## BEGIN

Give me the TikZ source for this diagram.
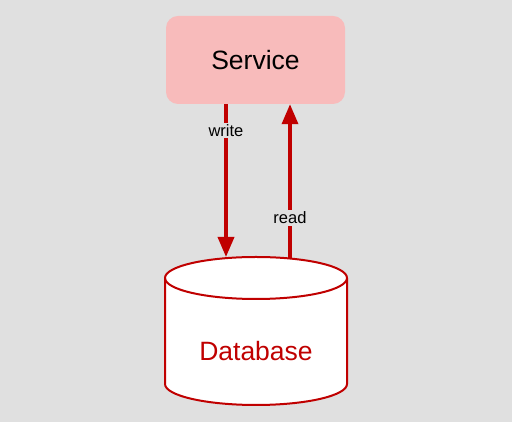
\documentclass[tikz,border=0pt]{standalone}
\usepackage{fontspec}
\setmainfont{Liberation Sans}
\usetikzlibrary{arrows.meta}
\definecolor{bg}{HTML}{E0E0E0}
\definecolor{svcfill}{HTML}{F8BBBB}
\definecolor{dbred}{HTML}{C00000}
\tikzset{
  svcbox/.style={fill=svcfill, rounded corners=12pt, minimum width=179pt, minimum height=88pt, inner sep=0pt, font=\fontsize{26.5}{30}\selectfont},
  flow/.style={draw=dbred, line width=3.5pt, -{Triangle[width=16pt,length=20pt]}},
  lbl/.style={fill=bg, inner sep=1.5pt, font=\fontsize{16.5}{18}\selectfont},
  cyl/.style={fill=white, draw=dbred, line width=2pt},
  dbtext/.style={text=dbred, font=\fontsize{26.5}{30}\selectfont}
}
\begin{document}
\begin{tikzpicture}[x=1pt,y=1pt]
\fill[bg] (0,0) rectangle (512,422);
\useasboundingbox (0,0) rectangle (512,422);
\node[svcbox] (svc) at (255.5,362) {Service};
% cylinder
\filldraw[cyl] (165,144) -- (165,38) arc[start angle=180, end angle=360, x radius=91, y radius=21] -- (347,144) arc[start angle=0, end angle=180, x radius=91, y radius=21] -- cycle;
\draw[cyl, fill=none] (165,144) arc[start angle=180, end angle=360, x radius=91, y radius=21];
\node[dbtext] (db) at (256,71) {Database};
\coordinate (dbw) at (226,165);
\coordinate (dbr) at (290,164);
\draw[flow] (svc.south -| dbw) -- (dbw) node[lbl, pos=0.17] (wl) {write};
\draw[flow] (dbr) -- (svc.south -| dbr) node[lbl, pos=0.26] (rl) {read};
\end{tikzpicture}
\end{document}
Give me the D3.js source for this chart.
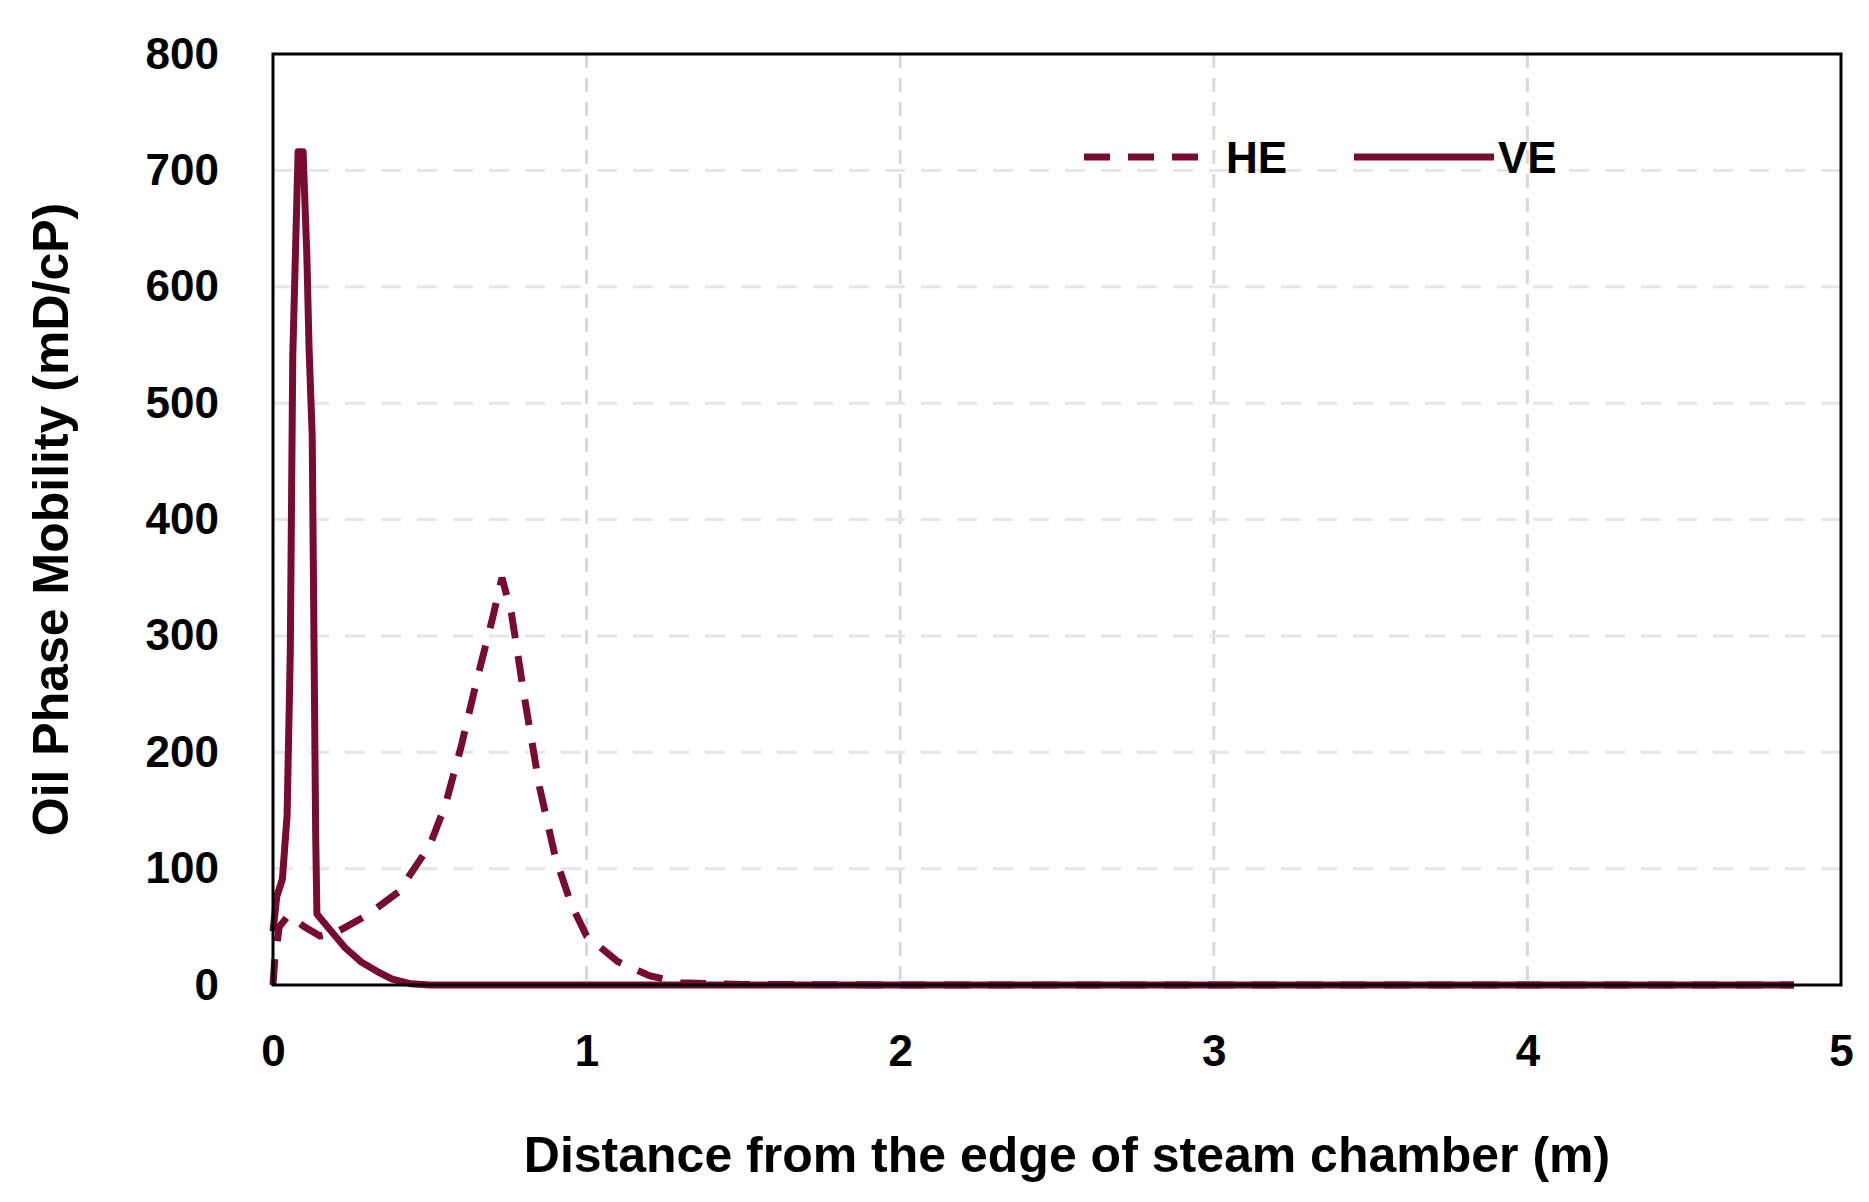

## END

Exercise directions: Word for word, quote the lines above. Omit the pictures.

Output of the task:
Give me the TikZ source for this diagram.
\documentclass[tikz,border=0pt]{standalone}
\usepackage{fontspec}
\setmainfont{Liberation Sans}
\usetikzlibrary{arrows.meta}
\definecolor{bg}{HTML}{E0E0E0}
\definecolor{svcfill}{HTML}{F8BBBB}
\definecolor{dbred}{HTML}{C00000}
\tikzset{
  svcbox/.style={fill=svcfill, rounded corners=12pt, minimum width=179pt, minimum height=88pt, inner sep=0pt, font=\fontsize{26.5}{30}\selectfont},
  flow/.style={draw=dbred, line width=3.5pt, -{Triangle[width=16pt,length=20pt]}},
  lbl/.style={fill=bg, inner sep=1.5pt, font=\fontsize{16.5}{18}\selectfont},
  cyl/.style={fill=white, draw=dbred, line width=2pt},
  dbtext/.style={text=dbred, font=\fontsize{26.5}{30}\selectfont}
}
\begin{document}
\begin{tikzpicture}[x=1pt,y=1pt]
\fill[bg] (0,0) rectangle (512,422);
\useasboundingbox (0,0) rectangle (512,422);
\node[svcbox] (svc) at (255.5,362) {Service};
% cylinder
\filldraw[cyl] (165,144) -- (165,38) arc[start angle=180, end angle=360, x radius=91, y radius=21] -- (347,144) arc[start angle=0, end angle=180, x radius=91, y radius=21] -- cycle;
\draw[cyl, fill=none] (165,144) arc[start angle=180, end angle=360, x radius=91, y radius=21];
\node[dbtext] (db) at (256,71) {Database};
\coordinate (dbw) at (226,165);
\coordinate (dbr) at (290,164);
\draw[flow] (svc.south -| dbw) -- (dbw) node[lbl, pos=0.17] (wl) {write};
\draw[flow] (dbr) -- (svc.south -| dbr) node[lbl, pos=0.26] (rl) {read};
\end{tikzpicture}
\end{document}
Give me the D3.js source for this chart.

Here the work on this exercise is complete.